Q&A From May 2021 Course

  1. Brier Scaled as an alternative to Brier Score for an easier interpretation? Extract from the Steyerberg (2010) manuscript (DOI: 10.1097/EDE.0b013e3181c30fb2).

The Brier score is a quadratic scoring rule, where the squared differences between actual binary outcomes Y and predictions p are calculated: (Y-p)^2. We can also write this in a way similar to the logarithmic score: Y x (1- p)^2 + (1-Y) x p^2. The Brier score for a model can range from 0 for a perfect model to 0.25 for a noninformative model with a 50% incidence of the outcome. When the outcome incidence is lower, the maximum score for a noninformative model is lower, eg, for 10%: 0.1 x (1 - 0.1)^2 + (1 - 0.1) x 0.1^2=0.090. Similar to Nagelkerke’s approach to the LR statistic, we could scale Brier by its maximum score under a noninformative model: Brier scaled = 1 – Brier/Brier max, where Brier max = mean (p) x (1 - mean (p)), to let it range between 0% and 100%. This scaled Brier score happens to be very similar to Pearson’s R2 statistic

  1. Do you have a good source for interpreting R2 type measures in nonlinear context? Say for dose-response? Papers by Maddala et al in econometrics.

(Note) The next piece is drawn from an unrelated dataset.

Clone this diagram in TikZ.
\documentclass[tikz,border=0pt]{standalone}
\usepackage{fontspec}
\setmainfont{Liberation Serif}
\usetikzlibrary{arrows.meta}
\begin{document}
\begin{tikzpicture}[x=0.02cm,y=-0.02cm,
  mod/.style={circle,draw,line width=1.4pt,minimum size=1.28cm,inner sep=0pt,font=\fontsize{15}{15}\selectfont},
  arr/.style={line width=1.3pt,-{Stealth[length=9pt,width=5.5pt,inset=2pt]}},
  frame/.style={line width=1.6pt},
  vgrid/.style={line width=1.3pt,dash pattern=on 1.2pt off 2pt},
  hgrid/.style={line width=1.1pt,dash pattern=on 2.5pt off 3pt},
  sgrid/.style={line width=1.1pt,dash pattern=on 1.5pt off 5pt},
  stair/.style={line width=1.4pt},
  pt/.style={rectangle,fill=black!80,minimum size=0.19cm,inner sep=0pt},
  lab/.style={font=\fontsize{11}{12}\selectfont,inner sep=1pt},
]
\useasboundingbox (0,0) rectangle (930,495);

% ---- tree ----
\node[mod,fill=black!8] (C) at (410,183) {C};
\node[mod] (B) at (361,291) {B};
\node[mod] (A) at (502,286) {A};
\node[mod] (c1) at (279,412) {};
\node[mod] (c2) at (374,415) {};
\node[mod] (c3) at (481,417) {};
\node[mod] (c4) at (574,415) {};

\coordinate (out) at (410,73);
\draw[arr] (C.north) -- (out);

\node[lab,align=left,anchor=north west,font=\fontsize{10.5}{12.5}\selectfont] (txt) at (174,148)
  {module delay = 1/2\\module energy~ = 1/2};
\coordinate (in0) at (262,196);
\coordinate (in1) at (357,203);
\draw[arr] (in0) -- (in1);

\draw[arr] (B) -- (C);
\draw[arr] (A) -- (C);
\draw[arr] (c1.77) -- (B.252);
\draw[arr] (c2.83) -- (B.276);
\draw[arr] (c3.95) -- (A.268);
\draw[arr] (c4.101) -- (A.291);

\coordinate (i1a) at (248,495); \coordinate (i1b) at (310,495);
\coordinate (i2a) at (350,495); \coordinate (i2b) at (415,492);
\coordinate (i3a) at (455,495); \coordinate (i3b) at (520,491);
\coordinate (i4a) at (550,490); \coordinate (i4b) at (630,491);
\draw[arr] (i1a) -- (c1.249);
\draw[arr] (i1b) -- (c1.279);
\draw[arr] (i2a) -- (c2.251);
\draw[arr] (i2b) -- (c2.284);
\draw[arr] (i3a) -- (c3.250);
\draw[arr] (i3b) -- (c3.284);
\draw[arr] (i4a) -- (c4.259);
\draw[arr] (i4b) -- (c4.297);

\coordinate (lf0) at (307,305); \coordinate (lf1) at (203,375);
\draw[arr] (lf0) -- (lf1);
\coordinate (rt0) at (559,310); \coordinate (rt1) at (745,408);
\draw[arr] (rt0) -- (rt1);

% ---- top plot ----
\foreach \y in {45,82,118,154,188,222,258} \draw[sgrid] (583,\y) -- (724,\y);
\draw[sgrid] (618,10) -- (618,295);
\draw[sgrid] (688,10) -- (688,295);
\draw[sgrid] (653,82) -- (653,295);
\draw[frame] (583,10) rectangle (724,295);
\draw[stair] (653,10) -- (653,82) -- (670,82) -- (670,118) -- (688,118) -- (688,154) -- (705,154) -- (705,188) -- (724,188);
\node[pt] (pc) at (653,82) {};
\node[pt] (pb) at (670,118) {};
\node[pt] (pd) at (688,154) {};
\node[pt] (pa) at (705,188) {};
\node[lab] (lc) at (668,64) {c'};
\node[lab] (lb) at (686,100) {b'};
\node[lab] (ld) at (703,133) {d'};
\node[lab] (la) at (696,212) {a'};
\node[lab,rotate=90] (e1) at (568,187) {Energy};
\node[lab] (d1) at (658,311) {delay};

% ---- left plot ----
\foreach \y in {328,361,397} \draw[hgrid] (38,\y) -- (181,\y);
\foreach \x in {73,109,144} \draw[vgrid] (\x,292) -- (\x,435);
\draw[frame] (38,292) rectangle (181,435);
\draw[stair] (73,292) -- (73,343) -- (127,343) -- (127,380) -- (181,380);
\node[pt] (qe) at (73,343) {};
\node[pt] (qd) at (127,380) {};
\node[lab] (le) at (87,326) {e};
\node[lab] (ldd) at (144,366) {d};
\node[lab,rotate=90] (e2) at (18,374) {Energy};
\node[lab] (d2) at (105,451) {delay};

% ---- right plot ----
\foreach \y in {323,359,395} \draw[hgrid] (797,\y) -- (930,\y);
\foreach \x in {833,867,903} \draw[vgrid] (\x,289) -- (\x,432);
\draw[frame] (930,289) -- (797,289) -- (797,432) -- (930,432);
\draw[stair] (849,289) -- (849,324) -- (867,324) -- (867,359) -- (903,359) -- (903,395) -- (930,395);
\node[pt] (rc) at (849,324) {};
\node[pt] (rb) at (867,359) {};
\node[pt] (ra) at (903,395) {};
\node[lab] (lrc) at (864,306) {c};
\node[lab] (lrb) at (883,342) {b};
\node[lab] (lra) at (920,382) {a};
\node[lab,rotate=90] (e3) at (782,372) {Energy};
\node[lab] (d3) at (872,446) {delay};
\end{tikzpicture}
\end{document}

  2. Can we use the validate() function in rms to get optimism corrected c-index? Yes; back-compute from Dxy.

  3. I wonder why RMSE hasn’t been mentioned as a measure for model fit –which is often used in ML. It’s fine, for continuous Y, and is related to R^2.

  4. Should we add model-based description to the other 3 regression strategies? Yes

  5. Does anyone have a reference for Steyerberg’s paper studying p > 0.5 not being quite so damaging for variable elimination from a model? I think the RMS book has the reference.

  6. For the losers vs winners example, seems like you are comparing a model with 10 df for the winners with a model with 990 df with the losers. Would R^2 be a fair comparison between these two models? Yes if the 990 model is penalized or the R^2 is overfitting-corrected.

  7. Do you know of any literature that highlights the issues with the Charlson Comorbidity index? We use it a lot and I’d like to have a reference to bring to my supervisor if possible! (Unsure where this question should be placed, but we brought it up in the validation section :slight_smile: ). See the Harrell Steyerberg letter to the editor in J Clin Epi.

  8. :question: Would you recommend bootstrapping ranks of predictors in practice instead of FDR corrected univariate screening?

  9. :question:We mentioned today that c-index performs well in settings with class imbalance, but I found a paper that tries to argue that AUROC is suboptimal in the case of class imbalance (The Precision-Recall Plot Is More Informative than the ROC Plot When Evaluating Binary Classifiers on Imbalanced Datasets, Saito & Rehmsmeier 2015). Am I missing something basic here where c-index is different from AUC?